The virtual race is on to stop ‘digital doping’

The virtual race is on to stop ‘digital doping’

NEW YORK • The cat-and-mouse battle between athletes who cheat and those who try to find them has gone digital.

With a proliferation of online endurance events during the pandemic, catching cheats is the challenge faced by companies like Zwift, which produces an app that allows amateur and professional cyclists and runners to compete against one another from home.

Now the company is trying to crack down on so-called digital doping, or the practice of manipulating race data to improve digital performances or cover up human or technical errors.

“There’s so much cheating in Zwift that I think a lot of people would like to see more accountability,” said Ray Maker, who writes the endurance sports technology blog DC Rainmaker.

Yet professional athletes publicly accused of gaming Zwift’s system have said they did not intentionally cheat and that they had been made scapegoats as the company tries to show it is taking the matter seriously.

The pressure has been on to get the process right, especially leading to a new event, the Cycling E-sports World Championships, which the International Cycling Union, the global cycling governing body, hosted last Wednesday.

South African Ashleigh Moolman and Germany’s Jason Osborne became cycling’s first virtual world champions when they – or rather their avatars – won the 50km women’s and men’s race on the digital roads of “Watopia”.

In addition to traditional anti-doping controls to bar the use of performance-enhancing drugs, data analysis was employed to prevent digital doping. “We feel confident in the ability to catch cheaters and to police the races,” said Zwift spokesman Chris Snook.

A group called Zwift Accuracy and Data Analysis, made up of sports scientists and technical experts, analyses race data.
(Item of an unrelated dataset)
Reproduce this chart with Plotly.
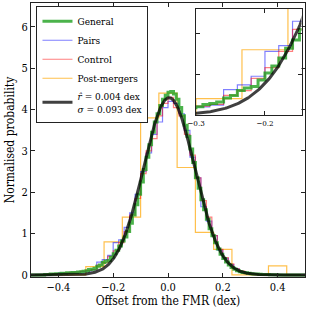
import numpy as np
import plotly.graph_objects as go

# ---- data ----
# General sample: 0.01 dex bins from -0.50 to 0.50 (values = normalised probability)
general_edges_start, general_width = -0.50, 0.01
general_vals = [
    0.0, 0.0, 0.0, 0.0, 0.0,
    0.01, 0.01, 0.02, 0.02, 0.03,
    0.03, 0.04, 0.04, 0.05, 0.05,
    0.06, 0.06, 0.07, 0.08, 0.09,
    0.10, 0.13, 0.14, 0.16, 0.21,
    0.24, 0.30, 0.33, 0.35, 0.43,
    0.515, 0.60, 0.70, 0.82, 0.92,
    1.05, 1.25, 1.45, 1.70, 1.95,
    2.25, 2.55, 2.85, 3.15, 3.45,
    3.70, 3.90, 4.10, 4.25, 4.35,
    4.42, 4.44, 4.38, 4.25, 4.05,
    3.85, 3.62, 3.35, 3.05, 2.72,
    2.35, 2.10, 1.82, 1.58, 1.35,
    1.12, 0.95, 0.78, 0.63, 0.50,
    0.40, 0.31, 0.24, 0.18, 0.14,
    0.10, 0.08, 0.06, 0.05, 0.04,
    0.03, 0.025, 0.02, 0.015, 0.01,
    0.01, 0.01, 0.005, 0.005, 0.005,
    0.0, 0.0, 0.0, 0.0, 0.0,
    0.0, 0.0, 0.0, 0.0, 0.0,
]

# Pairs and Control: 0.02 dex bins from -0.50 to 0.50
pairs_width = 0.02
pairs_vals = [
    0.0, 0.0, 0.0, 0.0, 0.03, 0.05, 0.05, 0.06, 0.07, 0.08,
    0.10, 0.12, 0.31, 0.37, 0.475, 0.78, 0.85, 1.15, 1.50, 1.95,
    2.50, 2.95, 3.40, 3.70, 4.05, 4.20, 4.15, 3.90, 3.50, 2.85,
    2.35, 1.65, 1.30, 0.95, 0.60, 0.40, 0.25, 0.15, 0.08, 0.05,
    0.03, 0.02, 0.01, 0.0, 0.0, 0.0, 0.0, 0.0, 0.0, 0.0,
]
control_vals = [
    0.0, 0.0, 0.01, 0.02, 0.03, 0.04, 0.05, 0.06, 0.07, 0.09,
    0.11, 0.13, 0.24, 0.30, 0.45, 0.58, 0.78, 1.05, 1.45, 1.85,
    2.45, 3.00, 3.30, 3.85, 4.15, 4.30, 4.05, 3.85, 3.40, 2.90,
    2.35, 1.80, 1.40, 0.95, 0.62, 0.42, 0.27, 0.15, 0.09, 0.05,
    0.03, 0.02, 0.01, 0.01, 0.0, 0.0, 0.0, 0.0, 0.0, 0.0,
]

# Post-mergers: 15 bins from -0.50 to 0.50
post_nbins = 15
post_vals = [0.0, 0.0, 0.0, 0.2, 0.8, 1.4, 3.8, 4.4, 2.6, 1.03, 0.62, 0.0, 0.0, 0.22, 0.0]

# Gaussian fit parameters shown in the legend
fit_mu = 0.004
fit_sigma = 0.093

x_range = [-0.5, 0.5]
y_range = [-0.05, 6.58]
inset_x_range = [-0.3, -0.147]
inset_y_range = [0.0, 1.3]

# ---- helpers ----
def step_xy(start, width, vals):
    n = len(vals)
    edges = [start + i * width for i in range(n + 1)]
    ys = list(vals) + [vals[-1]]
    return edges, ys

gx, gy = step_xy(general_edges_start, general_width, general_vals)
px_, py_ = step_xy(-0.5, pairs_width, pairs_vals)
cx, cy = step_xy(-0.5, pairs_width, control_vals)
ox, oy = step_xy(-0.5, 1.0 / post_nbins, post_vals)

xf = np.linspace(-0.5, 0.5, 600)
yf = np.exp(-0.5 * ((xf - fit_mu) / fit_sigma) ** 2) / (fit_sigma * np.sqrt(2 * np.pi))

FONT = "DejaVu Serif Condensed, DejaVu Serif"
col_gen = "rgba(30,160,30,0.8)"
col_pairs = "rgba(0,0,255,0.5)"
col_ctrl = "rgba(255,0,0,0.5)"
col_post = "rgba(255,165,0,0.7)"
col_fit = "rgba(0,0,0,0.75)"

fig = go.Figure()

def add_all(xa, ya, legend):
    fig.add_trace(go.Scatter(x=ox, y=oy, mode="lines", line=dict(shape="hv", color=col_post, width=1.2),
                             name="Post-mergers", legendrank=4, showlegend=legend, xaxis=xa, yaxis=ya))
    fig.add_trace(go.Scatter(x=px_, y=py_, mode="lines", line=dict(shape="hv", color=col_pairs, width=1.2),
                             name="Pairs", legendrank=2, showlegend=legend, xaxis=xa, yaxis=ya))
    fig.add_trace(go.Scatter(x=cx, y=cy, mode="lines", line=dict(shape="hv", color=col_ctrl, width=1.2),
                             name="Control", legendrank=3, showlegend=legend, xaxis=xa, yaxis=ya))
    fig.add_trace(go.Scatter(x=gx, y=gy, mode="lines", line=dict(shape="hv", color=col_gen, width=3),
                             name="General", legendrank=1, showlegend=legend, xaxis=xa, yaxis=ya))
    fig.add_trace(go.Scatter(x=xf, y=yf, mode="lines", line=dict(color=col_fit, width=3),
                             name="<i>r̂</i> = 0.004 dex<br><i>σ</i> = 0.093 dex", legendrank=5,
                             showlegend=legend, xaxis=xa, yaxis=ya))

add_all("x", "y", True)
add_all("x2", "y2", False)

L, R, T, B = 31, 5, 3, 33
W = H = 310
pw = W - L - R
ph = H - T - B
ins_x0 = (196 - L) / pw
ins_x1 = (301.5 - L) / pw
ins_y0 = (H - B - 115) / ph
ins_y1 = (H - B - 9) / ph

axis_common = dict(showline=True, linecolor="#222", linewidth=1, mirror="allticks",
                   ticks="inside", ticklen=4, tickcolor="#222", showgrid=False, zeroline=False)

fig.update_layout(
    width=W, height=H,
    margin=dict(l=L, r=R, t=T, b=B),
    paper_bgcolor="white", plot_bgcolor="white",
    font=dict(family=FONT, size=11, color="black"),
    xaxis=dict(domain=[0, 1], range=x_range, tickvals=[-0.4, -0.2, 0.0, 0.2, 0.4], tickformat=".1f",
               title=dict(text="Offset from the FMR (dex)", font=dict(size=12), standoff=2), **axis_common),
    yaxis=dict(domain=[0, 1], range=y_range, tickvals=[0, 1, 2, 3, 4, 5, 6],
               title=dict(text="Normalised probability", font=dict(size=12), standoff=4), **axis_common),
    xaxis2=dict(domain=[ins_x0, ins_x1], anchor="y2", range=inset_x_range, tickvals=[-0.3, -0.2],
                tickformat=".1f", tickfont=dict(size=8), ticklabelstandoff=0, **axis_common),
    yaxis2=dict(domain=[ins_y0, ins_y1], anchor="x2", range=inset_y_range, showticklabels=False,
                tickvals=[0.5, 1.0], **axis_common),
    legend=dict(x=0.02, y=0.99, xanchor="left", yanchor="top", bgcolor="white",
                bordercolor="#222", borderwidth=1, font=dict(size=10), tracegroupgap=0,
                itemwidth=30),
    showlegend=True,
)

fig.write_html("out.html", config={"displayModeBar": False},
               post_script="document.body.style.margin='0';document.body.style.padding='0';")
It looks at the riders’ race files registered on Zwift and on a second device, and inspects metrics from power meters and heart rate monitors to compare the athletes’ digital race performance to their past data.

Participants also had to submit their height and weight through a recorded video process, providing additional data that influences the rider’s power per weight numbers and final rankings.

After the race, athletes had to manually upload the second race file that they record on a second device connected to a power meter (usually a pedal or another device in their crank arms or chain rings).

This second file is used to double-check the validity of the first file registered on Zwift.

There have been several accusations of digital doping since last year, when British Cycling stripped Cam Jeffers of his Cycling e-Racing Championship title; barring him from all races for six months.

Last month, two riders – Lizi Duncombe of Britain and Israel’s Shanni Berger of Israel – were banned for six months from Zwift races for “fabrication or modification of any data” and “bringing the sport into disrepute”.